“When I was pregnant with my first daughter,” explained Dima Zayat, ANERA Medical In-Kind Program Coordinator in Lebanon, “I read a lot about the benefits of breastfeeding and decided to do it."
"But, when I gave birth, many factors made it difficult and I was very disappointed.”
Dima’s misadventure in breastfeeding her first child was not unique. Hospital regulations, lack of community and family support, and the shortage of-well trained nurses in breastfeeding are just a few of the many factors discouraging women from breastfeeding.
The World Health Organization and breastfeeding advocacy groups have long recommended breastfeeding a baby for the first six months and encouraged mothers to avoid bottles and pacifiers. Scientific studies show many short- and long-term benefits from breastfeeding for infants, children and mothers. And yet mothers often do not get the support they need to overcome the challenges of breastfeeding.
After completing her MA in public health in 2006 and graduating as a registered nurse, Dima pursued an internship with ANERA where she worked on the Creative Health Campaign. During her internship she became involved in the breastfeeding and infant nutrition campaigns. The series of workshops, festive activities and women support groups helped Dima learn a lot about the benefits of breastfeeding and how to overcome the challenges that new mothers face.

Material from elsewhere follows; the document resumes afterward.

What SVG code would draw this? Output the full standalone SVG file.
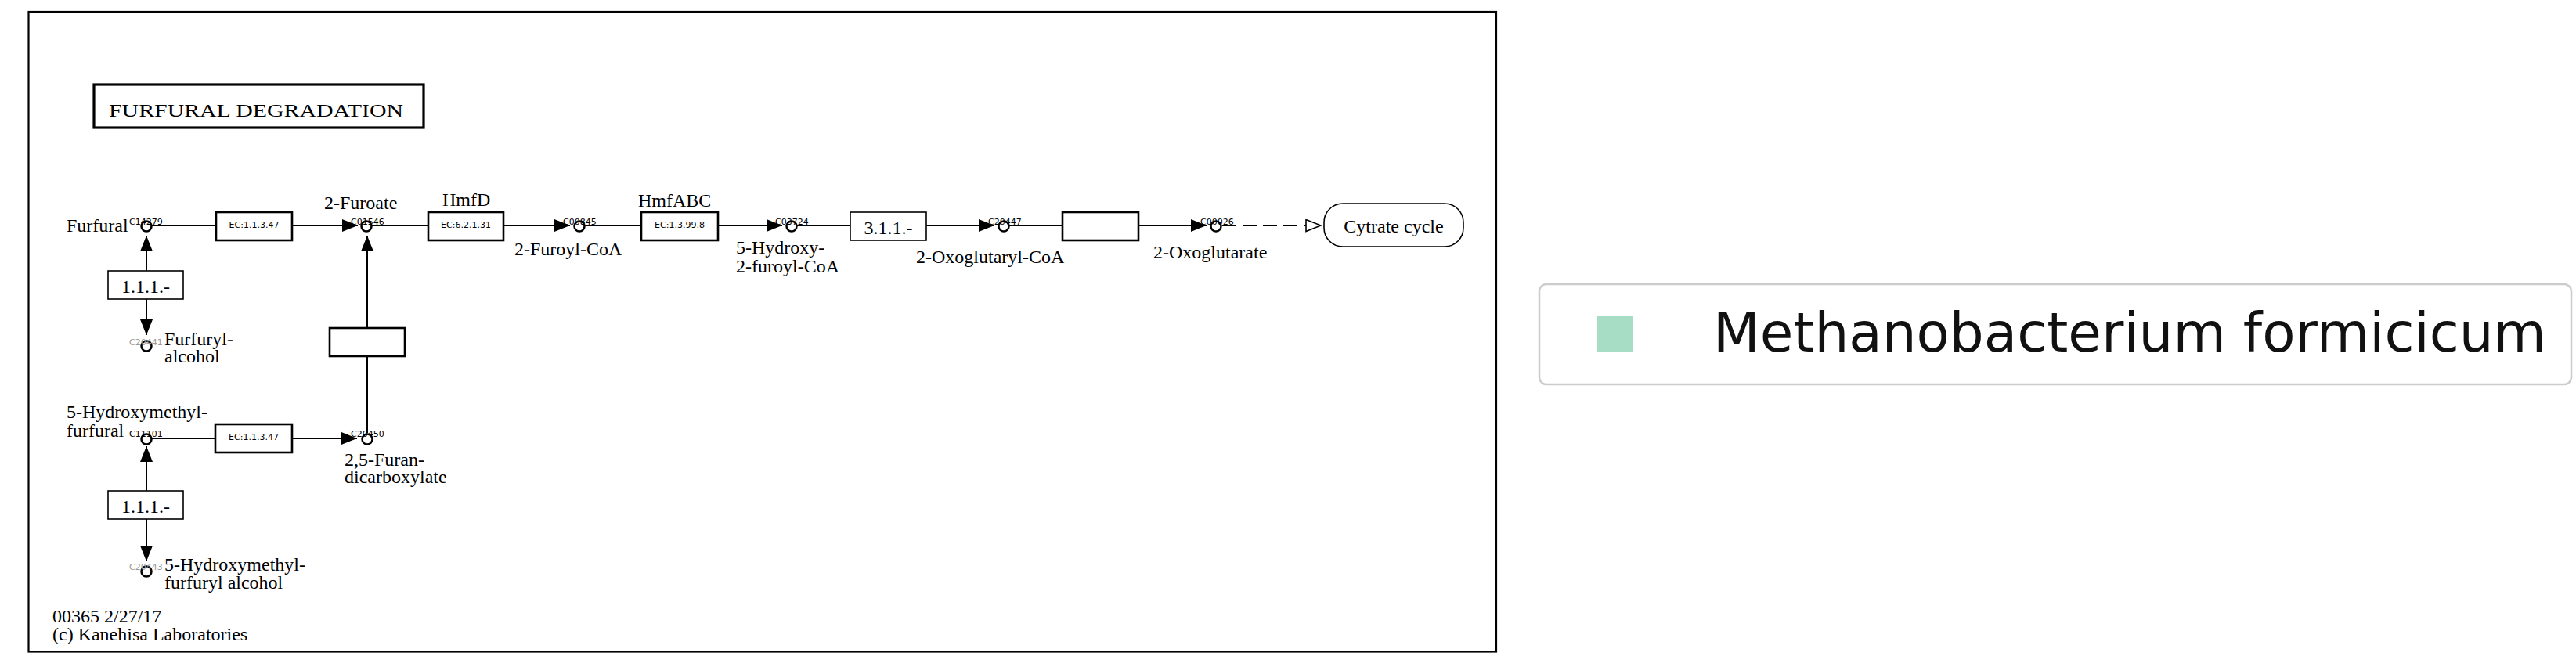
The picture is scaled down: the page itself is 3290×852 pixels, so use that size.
<svg xmlns="http://www.w3.org/2000/svg" width="3290" height="852" viewBox="0 0 3290 852">
<style>
.t{font-family:"Liberation Serif","Times New Roman",serif;font-size:24px;fill:#000}
.c{font-family:"DejaVu Sans",sans-serif;font-size:11px;fill:#000}
.cg{fill:#9a9a9a}
.ec{font-family:"DejaVu Sans",sans-serif;font-size:11px;fill:#000;text-anchor:middle}
.cpd{fill:#fff;stroke:#000;stroke-width:2.5}
.enz{fill:#fff;stroke:#000;stroke-width:2.6}
.enz2{fill:#fff;stroke:#000;stroke-width:1.6}
.ln{stroke:#000;stroke-width:2;fill:none}
.dash{stroke:#000;stroke-width:2;fill:none;stroke-dasharray:18 8}
</style>
<defs>
<marker id="ah" markerUnits="userSpaceOnUse" markerWidth="20" markerHeight="16" viewBox="0 0 20 16" refX="20" refY="8" orient="auto">
<path d="M0,0 L20,8 L0,16 Z" fill="#000"/>
</marker>
<marker id="oah" markerUnits="userSpaceOnUse" markerWidth="22" markerHeight="18" viewBox="-1 -1 22 18" refX="19" refY="7.5" orient="auto">
<path d="M0,0 L19,7.5 L0,15 Z" fill="#fff" stroke="#000" stroke-width="1.6"/>
</marker>
</defs>
<rect width="3290" height="852" fill="#fff"/>
<rect id="frame" x="36.5" y="15" width="1874.5" height="817.5" fill="none" stroke="#000" stroke-width="2.2"/>

<g id="title">
<rect x="120" y="108" width="421" height="55" fill="#fff" stroke="#000" stroke-width="3.2"/>
<text class="t" x="139" y="149" font-size="30" textLength="376" lengthAdjust="spacingAndGlyphs">FURFURAL DEGRADATION</text>
</g>

<g id="connectors">
<line class="ln" x1="194" y1="288" x2="276" y2="288"/>
<line class="ln" x1="373" y1="288" x2="457" y2="288" marker-end="url(#ah)"/>
<line class="ln" x1="475" y1="288" x2="547" y2="288"/>
<line class="ln" x1="643" y1="288" x2="728" y2="288" marker-end="url(#ah)"/>
<line class="ln" x1="747" y1="288" x2="819" y2="288"/>
<line class="ln" x1="917" y1="288" x2="999" y2="288" marker-end="url(#ah)"/>
<line class="ln" x1="1018" y1="288" x2="1086" y2="288"/>
<line class="ln" x1="1183" y1="288" x2="1270" y2="288" marker-end="url(#ah)"/>
<line class="ln" x1="1289" y1="288" x2="1357" y2="288"/>
<line class="ln" x1="1454" y1="288" x2="1541" y2="288" marker-end="url(#ah)"/>
<line class="dash" x1="1561" y1="288" x2="1687" y2="288" marker-end="url(#oah)"/>
<line class="ln" x1="187" y1="346" x2="187" y2="301" marker-end="url(#ah)"/>
<line class="ln" x1="187" y1="382" x2="187" y2="428" marker-end="url(#ah)"/>
<line class="ln" x1="469" y1="419" x2="469" y2="301" marker-end="url(#ah)"/>
<line class="ln" x1="469" y1="553" x2="469" y2="455"/>
<line class="ln" x1="194" y1="560" x2="275" y2="560"/>
<line class="ln" x1="373" y1="560" x2="456" y2="560" marker-end="url(#ah)"/>
<line class="ln" x1="187" y1="627" x2="187" y2="570" marker-end="url(#ah)"/>
<line class="ln" x1="187" y1="663" x2="187" y2="717" marker-end="url(#ah)"/>
</g>

<g id="enz_1_1_3_47_a">
<rect class="enz" x="276" y="271" width="97" height="36"/>
<text class="ec" x="324.5" y="291">EC:1.1.3.47</text>
</g>
<g id="enz_6_2_1_31">
<text class="t" x="565" y="263">HmfD</text>
<rect class="enz" x="547" y="271" width="96" height="36"/>
<text class="ec" x="595" y="291">EC:6.2.1.31</text>
</g>
<g id="enz_1_3_99_8">
<text class="t" x="815" y="264">HmfABC</text>
<rect class="enz" x="819" y="271" width="98" height="36"/>
<text class="ec" x="868" y="291">EC:1.3.99.8</text>
</g>
<g id="enz_3_1_1">
<rect class="enz2" x="1086" y="271" width="97" height="36"/>
<text class="t" x="1134.5" y="299" text-anchor="middle">3.1.1.-</text>
</g>
<g id="enz_blank_a">
<rect class="enz" x="1357" y="271" width="97" height="36"/>
</g>
<g id="enz_1_1_1_a">
<rect class="enz2" x="138" y="346" width="96" height="36"/>
<text class="t" x="186" y="374" text-anchor="middle">1.1.1.-</text>
</g>
<g id="enz_blank_b">
<rect class="enz" x="421" y="419" width="96" height="36"/>
</g>
<g id="enz_1_1_3_47_b">
<rect class="enz" x="275" y="542" width="98" height="36"/>
<text class="ec" x="324" y="562">EC:1.1.3.47</text>
</g>
<g id="enz_1_1_1_b">
<rect class="enz2" x="138" y="627" width="96" height="36"/>
<text class="t" x="186" y="655" text-anchor="middle">1.1.1.-</text>
</g>

<g id="C14279">
<circle class="cpd" cx="187" cy="289" r="6.5"/>
<text class="c" x="165" y="287">C14279</text>
<text class="t" x="85" y="296">Furfural</text>
</g>
<g id="C01546">
<circle class="cpd" cx="468" cy="289" r="6.5"/>
<text class="c" x="448" y="287">C01546</text>
<text class="t" x="414" y="267">2-Furoate</text>
</g>
<g id="C00845">
<circle class="cpd" cx="740" cy="289" r="6.5"/>
<text class="c" x="719" y="287">C00845</text>
<text class="t" x="657" y="326">2-Furoyl-CoA</text>
</g>
<g id="C03724">
<circle class="cpd" cx="1011" cy="289" r="6.5"/>
<text class="c" x="990" y="287">C03724</text>
<text class="t" x="940" y="324">5-Hydroxy-</text>
<text class="t" x="940" y="348">2-furoyl-CoA</text>
</g>
<g id="C20447">
<circle class="cpd" cx="1282" cy="289" r="6.5"/>
<text class="c" x="1262" y="287">C20447</text>
<text class="t" x="1170" y="336">2-Oxoglutaryl-CoA</text>
</g>
<g id="C00026">
<circle class="cpd" cx="1553" cy="289" r="6.5"/>
<text class="c" x="1533" y="287">C00026</text>
<text class="t" x="1473" y="330">2-Oxoglutarate</text>
</g>
<g id="map_citrate">
<rect x="1691" y="260" width="178" height="55" rx="24" ry="24" fill="#fff" stroke="#000" stroke-width="1.6"/>
<text class="t" x="1780" y="297" text-anchor="middle">Cytrate cycle</text>
</g>
<g id="C20441">
<circle class="cpd" cx="187" cy="442" r="6.5"/>
<text class="c cg" x="165" y="441">C20441</text>
<text class="t" x="210" y="441">Furfuryl-</text>
<text class="t" x="210" y="463">alcohol</text>
</g>
<g id="C11101">
<circle class="cpd" cx="187" cy="561" r="6.5"/>
<text class="c" x="165" y="558">C11101</text>
<text class="t" x="85" y="534">5-Hydroxymethyl-</text>
<text class="t" x="85" y="558">furfural</text>
</g>
<g id="C20450">
<circle class="cpd" cx="469" cy="561" r="6.5"/>
<text class="c" x="448" y="558">C20450</text>
<text class="t" x="440" y="595">2,5-Furan-</text>
<text class="t" x="440" y="617">dicarboxylate</text>
</g>
<g id="C20443">
<circle class="cpd" cx="187" cy="730" r="6.5"/>
<text class="c cg" x="165" y="728">C20443</text>
<text class="t" x="210" y="729">5-Hydroxymethyl-</text>
<text class="t" x="210" y="752">furfuryl alcohol</text>
</g>
<g id="footer">
<text class="t" x="67" y="795">00365 2/27/17</text>
<text class="t" x="67" y="818">(c) Kanehisa Laboratories</text>
</g>

<g id="legend">
<rect x="1966" y="363" width="1318" height="128" rx="9" ry="9" fill="#fff" stroke="#cccccc" stroke-width="2.5"/>
<rect x="2040" y="404" width="45" height="45" fill="#a8ddc5"/>
<text x="2188" y="449" font-family="DejaVu Sans, sans-serif" font-size="69" fill="#111" textLength="1064" lengthAdjust="spacingAndGlyphs">Methanobacterium formicicum</text>
</g>
</svg>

“At times during the sessions, I felt people were talking about me,” says Dima. “It was amazing to have women breastfeeding their babies while taking part in the discussions. I didn’t just learn about breastfeeding, I actually lived it,” she exclaims.
Dima says the awareness sessions were far more than just presentations, charts and flyers. “It was living a reality of demonstrations and interaction with real people, real women in a creative way that makes the more scientific details easy to understand.”
Three years have passed since her first experience with breastfeeding. Now a full-time ANERA staffer, Dima has successfully breastfed her two youngest children and attributes that to ANERA’s public health outreach that uses an appealing interactive and community-based approach. “Changing people’s behavior takes time,” says Dima. “When someone experiences lessons that are different, creative and interactive, you do start to see changes in behavior.
Since 2006, the Creative Health Campaign has promoted simple, smart and cost-effective health practices that help families protect their health and well-being. Breastfeeding is just one of the many health issues addressed by the campaign.